Quick links: slides
In this talk, we outline how computational tools can be used to obtain a large corpus of Tweets, and discuss trends identified in the use of Māori loanwords in this data.
Following a wealth of studies which document the use of Māori loanwords in newspaper language (Calude et al In press, Deverson 1991, Davies and Maclagen 2006, Levendis and Calude 2019, Macalister 2006, 2007, 2008, 2009) and a small number considering spoken language (from the late 1990s, Kennedy 2001, Calude et al 2017), children’s picture books (Daly 2007, 2008, 2017) and TV news broadcasts (De Bres 2006), we complement this body of data with analyses of Social Media language. To this end, we propose a novel method of building a corpus of NZE Tweets which is both (relatively) clean and large, using machine learning techniques. The MLT Corpus (Māori Loanword Twitter Corpus) affords the study of Twitter language diachronically (over a ten year period) and idiolectally (by user ID profile). Our data comprises a mix of manually labelled and automatically categorised Tweets (in total, approx. 1 million Tweets, and nearly 20 million word tokens).

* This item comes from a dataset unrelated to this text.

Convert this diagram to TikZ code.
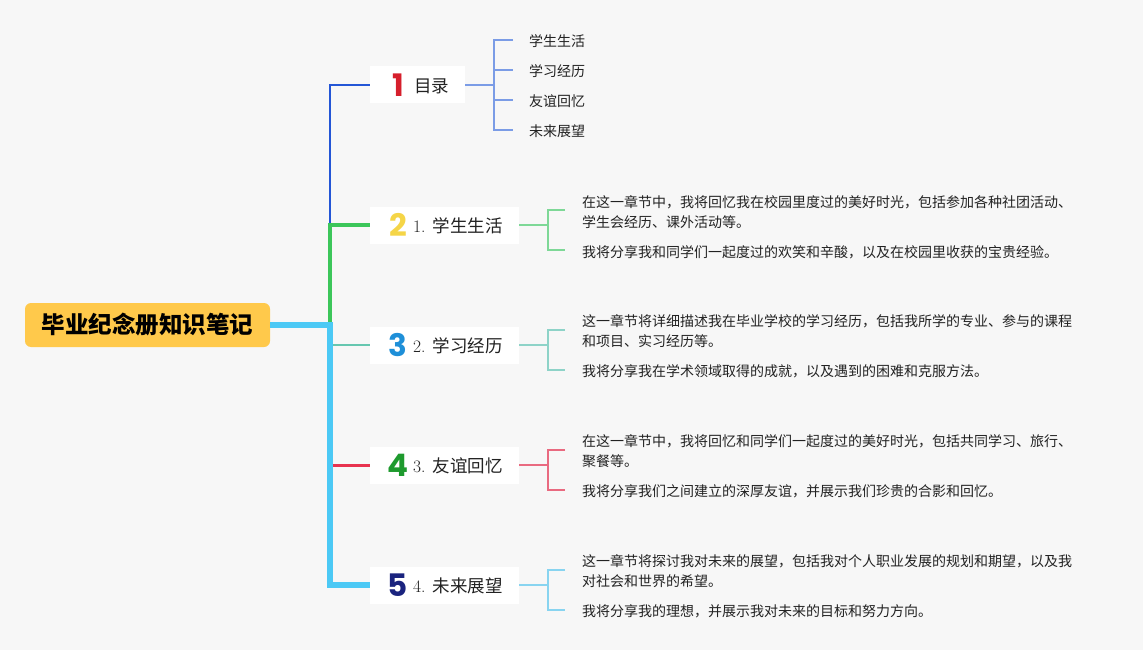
\documentclass[tikz,border=0pt]{standalone}
\usepackage{fontspec}
\newfontfamily\cjk{Noto Sans CJK SC}
\newfontfamily\numfont{Poppins}
\definecolor{bg}{HTML}{F7F7F7}
\definecolor{rootfill}{HTML}{FFC94B}
\definecolor{cblue}{HTML}{2456D6}
\definecolor{cgreen}{HTML}{3CC65A}
\definecolor{cteal}{HTML}{66C7B0}
\definecolor{cred}{HTML}{E8334F}
\definecolor{ccyan}{HTML}{4CC9F5}
\definecolor{sblue}{HTML}{7B9CE6}
\definecolor{sgreen}{HTML}{7ED897}
\definecolor{steal}{HTML}{8ED3C8}
\definecolor{sred}{HTML}{E96A80}
\definecolor{scyan}{HTML}{88D4F0}
\definecolor{dred}{HTML}{D61F2C}
\definecolor{dyellow}{HTML}{F5D547}
\definecolor{dblue}{HTML}{1E8FD8}
\definecolor{dgreen}{HTML}{1E9A2E}
\definecolor{dnavy}{HTML}{1A237E}
\definecolor{txt}{HTML}{222222}
\begin{document}
\begin{tikzpicture}[x=1pt,y=-1pt,
  rootbox/.style={fill=rootfill, rounded corners=6pt, minimum width=245pt, minimum height=44pt, inner sep=0pt,
    font=\cjk\bfseries\fontsize{23.5}{26}\selectfont, text=black},
  topbox/.style={fill=white, minimum height=37pt, inner sep=0pt},
  digit/.style={font=\numfont\bfseries\fontsize{31}{31}\selectfont, inner sep=0pt},
  toplab/.style={font=\fontsize{17.5}{20}\selectfont, text=txt, inner sep=0pt, anchor=west},
  body/.style={font=\cjk\fontsize{14}{20}\selectfont, text=txt, inner sep=0pt, anchor=west, align=left},
  brline/.style={line width=1.5pt, line join=miter},
]
\fill[bg] (0,0) rectangle (1143,650);
\useasboundingbox (0,0) rectangle (1143,650);

% root
\node[rootbox] (root) at (147.5,325) {毕业纪念册知识笔记};

% top-level boxes
\node[topbox, minimum width=95pt] (n1box) at (417.5,85) {};
\node[topbox, minimum width=149pt] (n2box) at (444.5,225) {};
\node[topbox, minimum width=149pt] (n3box) at (444.5,345) {};
\node[topbox, minimum width=149pt] (n4box) at (444.5,465) {};
\node[topbox, minimum width=149pt] (n5box) at (444.5,585) {};

\node[digit, text=dred] (d1) at (398,85) {1};
\node[digit, text=dyellow] (d2) at (398,225) {2};
\node[digit, text=dblue] (d3) at (398,345) {3};
\node[digit, text=dgreen] (d4) at (398,465) {4};
\node[digit, text=dnavy] (d5) at (398,585) {5};

\node[toplab] (l1) at (414,86) {\cjk 目录};
\node[toplab] (l2) at (413,226) {1. {\cjk 学生生活}};
\node[toplab] (l3) at (413,346) {2. {\cjk 学习经历}};
\node[toplab] (l4) at (413,466) {3. {\cjk 友谊回忆}};
\node[toplab] (l5) at (413,586) {4. {\cjk 未来展望}};

% main connectors
\coordinate (tk) at (330,325);
\coordinate (tk2) at (330,225);
\draw[cblue, line width=2pt] (tk2) |- (n1box.west);
\draw[cgreen, line width=4pt, line join=miter] (tk) |- (n2box.west);
\draw[ccyan, line width=6pt, line join=miter] (root.east) -- (tk) |- (n5box.west);
\coordinate (t3) at (333,345);
\coordinate (t4) at (333,465);
\draw[cteal, line width=2pt] (t3) -- (n3box.west);
\draw[cred, line width=3pt] (t4) -- (n4box.west);

% branch 1 children
\coordinate (b1) at (494,85);
\draw[sblue, line width=2pt] (n1box.east) -- (b1);
\draw[sblue, brline] (513,40) -- (494,40) -- (494,130) -- (513,130);
\draw[sblue, brline] (494,70) -- (513,70);
\draw[sblue, brline] (494,100) -- (513,100);
\node[body] (c11) at (529,41) {学生生活};
\node[body] (c12) at (529,71) {学习经历};
\node[body] (c13) at (529,101) {友谊回忆};
\node[body] (c14) at (529,131) {未来展望};

% branch 2 children
\coordinate (b2) at (548,225);
\draw[sgreen, brline] (n2box.east) -- (b2);
\draw[sgreen, brline] (565,210) -- (548,210) -- (548,250) -- (565,250);
\node[body] (c21) at (582,212) {在这一章节中，我将回忆我在校园里度过的美好时光，包括参加各种社团活动、\\学生会经历、课外活动等。};
\node[body] (c22) at (582,252) {我将分享我和同学们一起度过的欢笑和辛酸，以及在校园里收获的宝贵经验。};

% branch 3 children
\coordinate (b3) at (548,345);
\draw[steal, brline] (n3box.east) -- (b3);
\draw[steal, brline] (565,330) -- (548,330) -- (548,370) -- (565,370);
\node[body] (c31) at (582,331) {这一章节将详细描述我在毕业学校的学习经历，包括我所学的专业、参与的课程\\和项目、实习经历等。};
\node[body] (c32) at (582,371) {我将分享我在学术领域取得的成就，以及遇到的困难和克服方法。};

% branch 4 children
\coordinate (b4) at (548,465);
\draw[sred, brline] (n4box.east) -- (b4);
\draw[sred, brline] (565,450) -- (548,450) -- (548,490) -- (565,490);
\node[body] (c41) at (582,451) {在这一章节中，我将回忆和同学们一起度过的美好时光，包括共同学习、旅行、\\聚餐等。};
\node[body] (c42) at (582,491) {我将分享我们之间建立的深厚友谊，并展示我们珍贵的合影和回忆。};

% branch 5 children
\coordinate (b5) at (548,585);
\draw[scyan, brline] (n5box.east) -- (b5);
\draw[scyan, brline] (565,570) -- (548,570) -- (548,610) -- (565,610);
\node[body] (c51) at (582,571) {这一章节将探讨我对未来的展望，包括我对个人职业发展的规划和期望，以及我\\对社会和世界的希望。};
\node[body] (c52) at (582,611) {我将分享我的理想，并展示我对未来的目标和努力方向。};
\end{tikzpicture}
\end{document}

Because our main interest lies with the use of Māori loanwords, we analyse patterns observed in the use of hybrid hashtags containing (at least) one Māori word and (at least) one native English word, e.g., #tereostories, #growingupkiwi. We first extracted all the hashtags in the MLT corpus, and then manually inspected them in order to find the 100 most frequently occurring hybrid hashtags. In the talk, we discuss (1) diachronic patterns of these hashtags over the ten-year period analysed, (2) their syntactic structure (categorising them into compound hybrid hashtags, and phrasal hybrid hashtags, see. Caleffi 2015), (3) their discourse function, and (4) trends in their position within Tweets (that is, whether they occur within the main text of the tweet, or as annexed tags at its periphery). Our findings point to creative and novel uses of Māori loanwords in Twitter, not unlike the phenomena classified under “word play” by Zirker and Winter-Froemel (2015).
We hope that this work can contribute to current knowledge of the use of Māori loanwords and to methods in large-scale corpus building.